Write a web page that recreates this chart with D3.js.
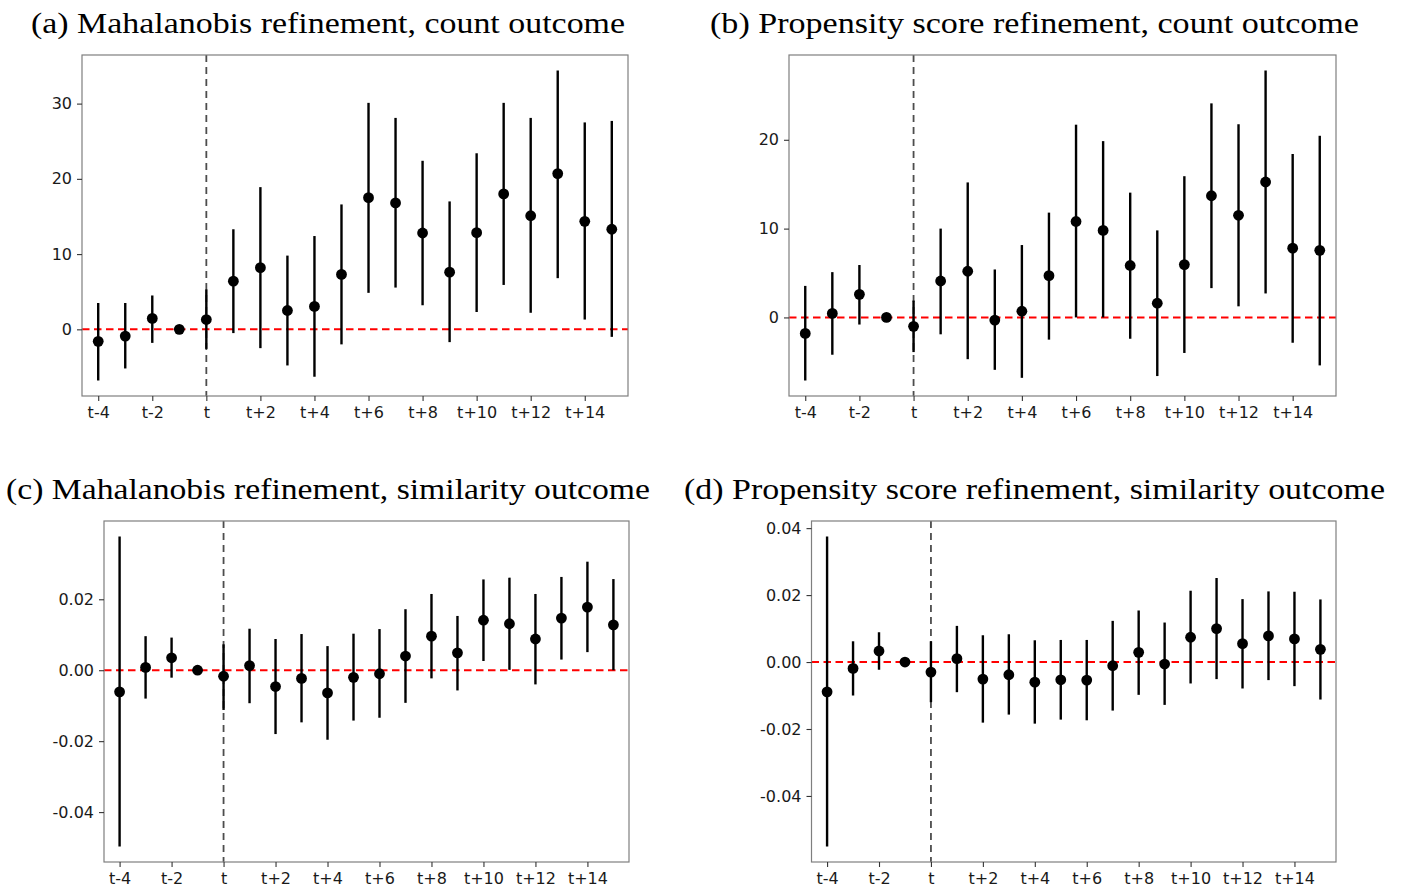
<!DOCTYPE html>
<html>
<head>
<meta charset="utf-8">
<script src="https://cdn.jsdelivr.net/npm/d3@7"></script>
<style>
  html, body { margin: 0; padding: 0; background: #fff; }
  svg { display: block; }
</style>
</head>
<body>
<svg id="chart" width="1402" height="892"></svg>
<script>
// ---------- data ----------
const periods = ["t-4","t-3","t-2","t-1","t","t+1","t+2","t+3","t+4","t+5","t+6","t+7","t+8","t+9","t+10","t+11","t+12","t+13","t+14","t+15"];
const xTickLabels = ["t-4","t-2","t","t+2","t+4","t+6","t+8","t+10","t+12","t+14"];

const titles = [
  "(a) Mahalanobis refinement, count outcome",
  "(b) Propensity score refinement, count outcome",
  "(c) Mahalanobis refinement, similarity outcome",
  "(d) Propensity score refinement, similarity outcome"
];

// (a) Mahalanobis, count
const aEst = [-1.6,-0.9,1.45,0,1.3,6.4,8.2,2.5,3.05,7.3,17.5,16.8,12.8,7.6,12.85,18.0,15.1,20.7,14.35,13.3];
const aLo  = [-6.8,-5.2,-1.8,0,-2.6,-0.5,-2.5,-4.8,-6.3,-2.0,4.85,5.55,3.2,-1.7,2.3,5.9,2.2,6.8,1.3,-1.0];
const aHi  = [3.5,3.5,4.5,0,5.3,13.3,18.9,9.8,12.4,16.6,30.1,28.1,22.4,17.0,23.4,30.1,28.1,34.4,27.5,27.7];

// (b) Propensity score, count
const bEst = [-1.8,0.45,2.6,0,-1.0,4.1,5.2,-0.3,0.7,4.7,10.8,9.8,5.85,1.6,5.95,13.7,11.5,15.25,7.8,7.55];
const bLo  = [-7.1,-4.2,-0.8,0,-3.9,-1.9,-4.7,-5.9,-6.8,-2.5,0.0,0.0,-2.4,-6.6,-4.0,3.3,1.25,2.7,-2.85,-5.4];
const bHi  = [3.55,5.1,5.9,0,1.9,10.0,15.2,5.4,8.15,11.8,21.7,19.85,14.05,9.8,15.9,24.1,21.75,27.8,18.4,20.45];

// (c) Mahalanobis, similarity
const cEst = [-0.0061,0.0008,0.0035,0,-0.0017,0.0013,-0.0046,-0.0023,-0.0064,-0.0020,-0.0010,0.0040,0.0096,0.0049,0.0141,0.0131,0.0088,0.0147,0.0178,0.0128];
const cLo  = [-0.0497,-0.0080,-0.0021,0,-0.0112,-0.0093,-0.0180,-0.0147,-0.0196,-0.0142,-0.0134,-0.0092,-0.0023,-0.0057,0.0026,0.0001,-0.0040,0.0030,0.0051,0.0000];
const cHi  = [0.0377,0.0096,0.0092,0,0.0073,0.0117,0.0088,0.0102,0.0068,0.0103,0.0116,0.0172,0.0215,0.0153,0.0256,0.0261,0.0215,0.0263,0.0306,0.0257];

// (d) Propensity score, similarity
const dEst = [-0.0089,-0.0019,0.0033,0,-0.0030,0.0010,-0.0051,-0.0038,-0.0060,-0.0053,-0.0054,-0.0011,0.0029,-0.0006,0.0074,0.0100,0.0055,0.0078,0.0069,0.0038];
const dLo  = [-0.0551,-0.0100,-0.0023,0,-0.0120,-0.0090,-0.0181,-0.0157,-0.0184,-0.0172,-0.0174,-0.0145,-0.0098,-0.0128,-0.0064,-0.0051,-0.0079,-0.0054,-0.0072,-0.0112];
const dHi  = [0.0375,0.0062,0.0089,0,0.0062,0.0108,0.0080,0.0083,0.0065,0.0066,0.0066,0.0123,0.0154,0.0118,0.0213,0.0251,0.0188,0.0211,0.0210,0.0187];

const aYTicks = [0,10,20,30];
const bYTicks = [0,10,20];
const cYTicks = [-0.04,-0.02,0.00,0.02];
const dYTicks = [-0.04,-0.02,0.00,0.02,0.04];

// ---------- layout ----------
const panels = [
  { title: titles[0], est: aEst, lo: aLo, hi: aHi, yTicks: aYTicks, dec: 0,
    box: {l: 82, r: 628, t: 55, b: 396}, tX0: 31, tX1: 625, tY: 33 },
  { title: titles[1], est: bEst, lo: bLo, hi: bHi, yTicks: bYTicks, dec: 0,
    box: {l: 789, r: 1336, t: 55, b: 396}, tX0: 710, tX1: 1359, tY: 33 },
  { title: titles[2], est: cEst, lo: cLo, hi: cHi, yTicks: cYTicks, dec: 2,
    box: {l: 104, r: 629, t: 521, b: 862}, tX0: 6, tX1: 650, tY: 499 },
  { title: titles[3], est: dEst, lo: dLo, hi: dHi, yTicks: dYTicks, dec: 2,
    box: {l: 811.5, r: 1336, t: 521, b: 862}, tX0: 684, tX1: 1385, tY: 499 }
];

const svg = d3.select("#chart");
const tickFont = "'DejaVu Sans', sans-serif";

function fmt(v, dec) {
  return d3.format("." + dec + "f")(v).replace("\u2212", "-");
}

panels.forEach(p => {
  const {l, r, t, b} = p.box;
  const rows = periods.map((k, i) => ({k, est: p.est[i], lo: p.lo[i], hi: p.hi[i]}));

  const x = d3.scalePoint().domain(periods).range([l, r]).padding(0.6);
  const ymin = d3.min(rows, d => d.lo), ymax = d3.max(rows, d => d.hi);
  const pad = (ymax - ymin) * 0.05;
  const y = d3.scaleLinear().domain([ymin - pad, ymax + pad]).range([b, t]);

  const g = svg.append("g");

  // title
  g.append("text")
    .attr("x", p.tX0).attr("y", p.tY)
    .attr("font-family", "'Liberation Serif', 'DejaVu Serif', serif")
    .attr("font-size", 29)
    .attr("fill", "#000")
    .attr("textLength", p.tX1 - p.tX0)
    .attr("lengthAdjust", "spacingAndGlyphs")
    .text(p.title);

  // zero reference line
  g.append("line")
    .attr("x1", l).attr("x2", r)
    .attr("y1", y(0)).attr("y2", y(0))
    .attr("stroke", "#ff0000").attr("stroke-width", 2)
    .attr("stroke-dasharray", "7.5,4.5");

  // treatment line
  g.append("line")
    .attr("x1", x("t")).attr("x2", x("t"))
    .attr("y1", t).attr("y2", b)
    .attr("stroke", "#4d4d4d").attr("stroke-width", 1.8)
    .attr("stroke-dasharray", "7,5");

  // error bars
  g.selectAll(".bar").data(rows).enter().append("line")
    .attr("x1", d => x(d.k)).attr("x2", d => x(d.k))
    .attr("y1", d => y(d.lo)).attr("y2", d => y(d.hi))
    .attr("stroke", "#000").attr("stroke-width", 2.4);

  // points
  g.selectAll(".pt").data(rows).enter().append("circle")
    .attr("cx", d => x(d.k)).attr("cy", d => y(d.est))
    .attr("r", 5.4).attr("fill", "#000");

  // panel border
  g.append("rect")
    .attr("x", l).attr("y", t).attr("width", r - l).attr("height", b - t)
    .attr("fill", "none").attr("stroke", "#7f7f7f").attr("stroke-width", 1.2);

  // y axis
  const yAxis = d3.axisLeft(y).tickValues(p.yTicks).tickSize(5).tickPadding(5)
    .tickFormat(v => fmt(v, p.dec));
  const ga = g.append("g").attr("transform", `translate(${l},0)`).call(yAxis);
  ga.select(".domain").remove();
  ga.selectAll(".tick line").attr("stroke", "#333").attr("stroke-width", 1.1);
  ga.selectAll(".tick text").attr("font-family", tickFont).attr("font-size", 16).attr("fill", "#1a1a1a");

  // x axis
  const xAxis = d3.axisBottom(x).tickValues(xTickLabels).tickSize(5).tickPadding(6);
  const gx = g.append("g").attr("transform", `translate(0,${b})`).call(xAxis);
  gx.select(".domain").remove();
  gx.selectAll(".tick line").attr("stroke", "#333").attr("stroke-width", 1.1);
  gx.selectAll(".tick text").attr("font-family", tickFont).attr("font-size", 16).attr("fill", "#1a1a1a");
});
</script>
</body>
</html>
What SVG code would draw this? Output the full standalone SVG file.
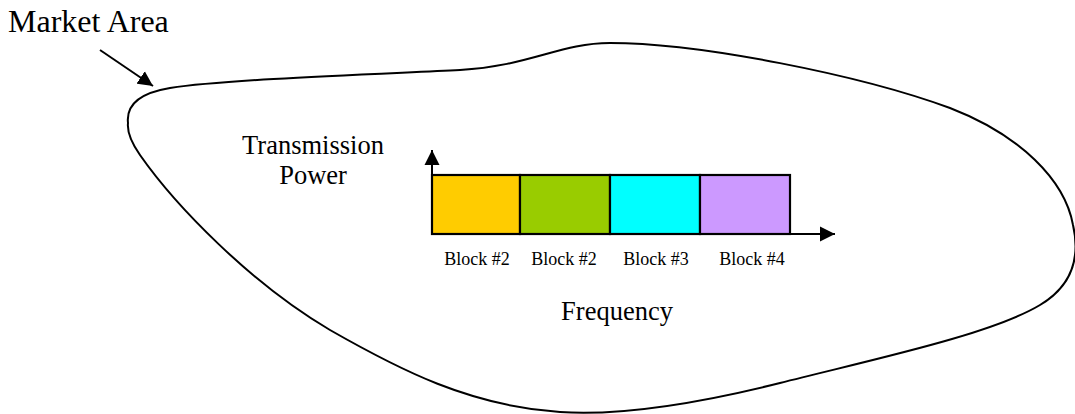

________

#### WRITTEN PROBLEM
Read the lines above. Gather those in which the string "this" is found.

#### COMPLETE OUTPUT
Write a web page that recreates this chart with D3.js.
What SVG code would draw this? Output the full standalone SVG file.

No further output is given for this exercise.